** Short exercise **
Starting at the first line of the listing below, repeat each line up to and including the one containing "1400000, 1600000, 1800000]". Leave out pictures.

** Supplied material **
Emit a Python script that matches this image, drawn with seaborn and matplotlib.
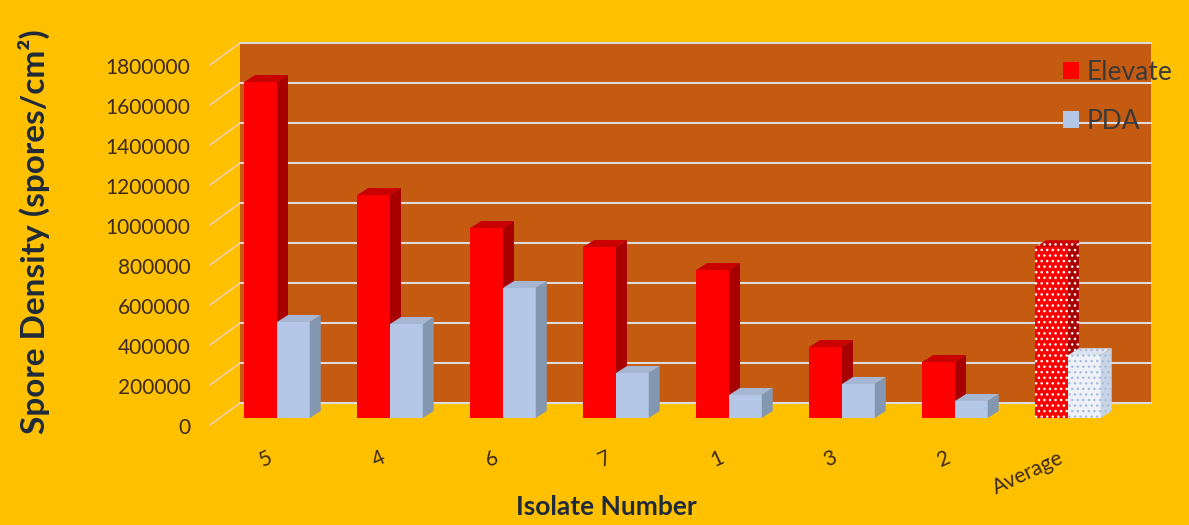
import numpy as np
import pandas as pd
import matplotlib
matplotlib.use("Agg")
import matplotlib.pyplot as plt
import matplotlib.transforms as mtransforms
from matplotlib.patches import Rectangle, Polygon
from matplotlib.lines import Line2D
import seaborn as sns

# Spore density per isolate on the two media
isolates = ["5", "4", "6", "7", "1", "3", "2", "Average"]
elevate = [1680000, 1115000, 950000, 855000, 740000, 355000, 280000, 854000]
pda = [480000, 470000, 650000, 225000, 115000, 170000, 85000, 314000]
media = ["Elevate", "PDA"]
y_ticks = [0, 200000, 400000, 600000, 800000, 1000000, 1200000, 1400000, 1600000, 1800000]

df = pd.DataFrame({
    "Isolate": isolates * 2,
    "Medium": [media[0]] * len(isolates) + [media[1]] * len(isolates),
    "Density": elevate + pda,
})

GOLD = "#FFC000"
WALL = "#C55A11"
GRID = "#DCDCDC"
TXT = "#3D2B1F"
TITLE = "#1F2A3A"
front = {"Elevate": "#FF0000", "PDA": "#B4C7E7"}
side = {"Elevate": "#A80000", "PDA": "#8497B0"}
top = {"Elevate": "#C80000", "PDA": "#A5B7D2"}

sns.set_theme(style="white")
plt.rcParams["font.family"] = ["Lato", "DejaVu Sans"]

W, H, DPI = 1189, 525, 100
fig = plt.figure(figsize=(W / DPI, H / DPI), dpi=DPI, facecolor=GOLD)


def box(x0, y0, x1, y1):
    # pixel box (top-left origin) -> figure fraction rect
    return [x0 / W, 1 - y1 / H, (x1 - x0) / W, (y1 - y0) / H]


ax = fig.add_axes(box(232, 58, 1143, 418))
ax.set_facecolor("none")

sns.barplot(data=df, x="Isolate", y="Density", hue="Medium",
            order=isolates, hue_order=media, palette=front,
            saturation=1, width=0.58, gap=0, linewidth=0,
            errorbar=None, legend=False, ax=ax)
bars = list(ax.patches)

ax.set_xlim(-0.398, 7.664)
ax.set_ylim(0, 1800000)
for s in ax.spines.values():
    s.set_visible(False)
ax.grid(False)
ax.set_xlabel("")
ax.set_ylabel("")

# back wall and its gridlines, set behind the front plane
wall_off = mtransforms.ScaledTranslation(8 / DPI, 15 / DPI, fig.dpi_scale_trans)
ax.add_patch(Rectangle((0, 0), 1, 1, transform=ax.transAxes + wall_off,
                       facecolor=WALL, edgecolor="none", zorder=0, clip_on=False))
grid_trans = mtransforms.blended_transform_factory(ax.transAxes, ax.transData) + wall_off
for v in y_ticks:
    ax.add_line(Line2D([0, 1], [v, v], transform=grid_trans, color=GRID,
                       lw=1.5, zorder=0.5, clip_on=False))

# ticks
ax.set_yticks(y_ticks)
ax.set_yticklabels([str(v) for v in y_ticks])
ax.tick_params(axis="y", length=0, pad=30, labelsize=15, labelcolor=TXT)
ax.set_xticks(range(len(isolates)))
ax.set_xticklabels(isolates, rotation=25, ha="right", va="center",
                   rotation_mode="anchor")
ax.tick_params(axis="x", length=0, pad=28, labelsize=15, labelcolor=TXT)
lab_shift = mtransforms.ScaledTranslation(0, -8 / DPI, fig.dpi_scale_trans)
for lbl in ax.get_yticklabels():
    lbl.set_transform(lbl.get_transform() + lab_shift)
x_shift = mtransforms.ScaledTranslation(-6 / DPI, 0, fig.dpi_scale_trans)
for lbl in ax.get_xticklabels():
    lbl.set_transform(lbl.get_transform() + x_shift)

fig.canvas.draw()
ident = mtransforms.IdentityTransform()

# floor-edge connectors from the labels to the wall
x_left = ax.transAxes.transform((0, 0))[0]
for v in y_ticks:
    yd = ax.transData.transform((0, v))[1]
    ax.add_line(Line2D([x_left - 22, x_left + 8], [yd - 7, yd + 15],
                       transform=ident, color="#F3D2C2", lw=1.0,
                       zorder=0.5, clip_on=False))

# give each bar depth: a side face and a top face
depth = np.array([11.0, 7.0])
n = len(isolates)
for i, p in enumerate(bars):
    med = media[i // n]
    z = 2 if med == "Elevate" else 3
    p.set_zorder(z)
    x0, y0 = p.get_x(), p.get_y()
    x1, y1 = x0 + p.get_width(), y0 + p.get_height()
    bl, br, tr, tl = (ax.transData.transform(c) for c in
                      [(x0, y0), (x1, y0), (x1, y1), (x0, y1)])
    avg = isolates[i % n] == "Average"
    sc, tc = side[med], top[med]
    if avg:
        if med == "Elevate":
            p.set_edgecolor("white")
        else:
            p.set_facecolor("#EEF2F8")
            p.set_edgecolor("#A9BEDD")
            sc, tc = "#C9D5E6", "#DCE4F0"
        p.set_hatch("...")
        p.set_linewidth(0)
    sp = Polygon([br, br + depth, tr + depth, tr], closed=True, transform=ident,
                 facecolor=sc, edgecolor="none", zorder=z, clip_on=False)
    tp = Polygon([tl, tr, tr + depth, tl + depth], closed=True, transform=ident,
                 facecolor=tc, edgecolor="none", zorder=z, clip_on=False)
    if avg:
        ec = "white" if med == "Elevate" else "#A9BEDD"
        for q in (sp, tp):
            q.set_hatch("...")
            q.set_edgecolor(ec)
            q.set_linewidth(0)
    ax.add_patch(sp)
    ax.add_patch(tp)

# axis titles
fig.text(34 / W, 1 - 232 / H, "Spore Density (spores/cm²)", rotation=90,
         ha="center", va="center", fontsize=24, fontweight="bold", color=TITLE)
fig.text(606 / W, 1 - 507 / H, "Isolate Number", ha="center", va="center",
         fontsize=19, fontweight="bold", color=TITLE)

# legend
handles = [Rectangle((0, 0), 1, 1, facecolor=front[m], edgecolor="none") for m in media]
ax.legend(handles, media, loc="upper left", bbox_to_anchor=(1063 / W, 1 - 60 / H),
          bbox_transform=fig.transFigure, frameon=False, fontsize=19,
          handlelength=0.6, handleheight=0.6, handletextpad=0.3,
          labelspacing=0.9, borderpad=0, borderaxespad=0, labelcolor="#3A3A3A")

fig.savefig("out.png", dpi=DPI, facecolor=GOLD)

** Exercise output **
Emit a Python script that matches this image, drawn with seaborn and matplotlib.
import numpy as np
import pandas as pd
import matplotlib
matplotlib.use("Agg")
import matplotlib.pyplot as plt
import matplotlib.transforms as mtransforms
from matplotlib.patches import Rectangle, Polygon
from matplotlib.lines import Line2D
import seaborn as sns

# Spore density per isolate on the two media
isolates = ["5", "4", "6", "7", "1", "3", "2", "Average"]
elevate = [1680000, 1115000, 950000, 855000, 740000, 355000, 280000, 854000]
pda = [480000, 470000, 650000, 225000, 115000, 170000, 85000, 314000]
media = ["Elevate", "PDA"]
y_ticks = [0, 200000, 400000, 600000, 800000, 1000000, 1200000, 1400000, 1600000, 1800000]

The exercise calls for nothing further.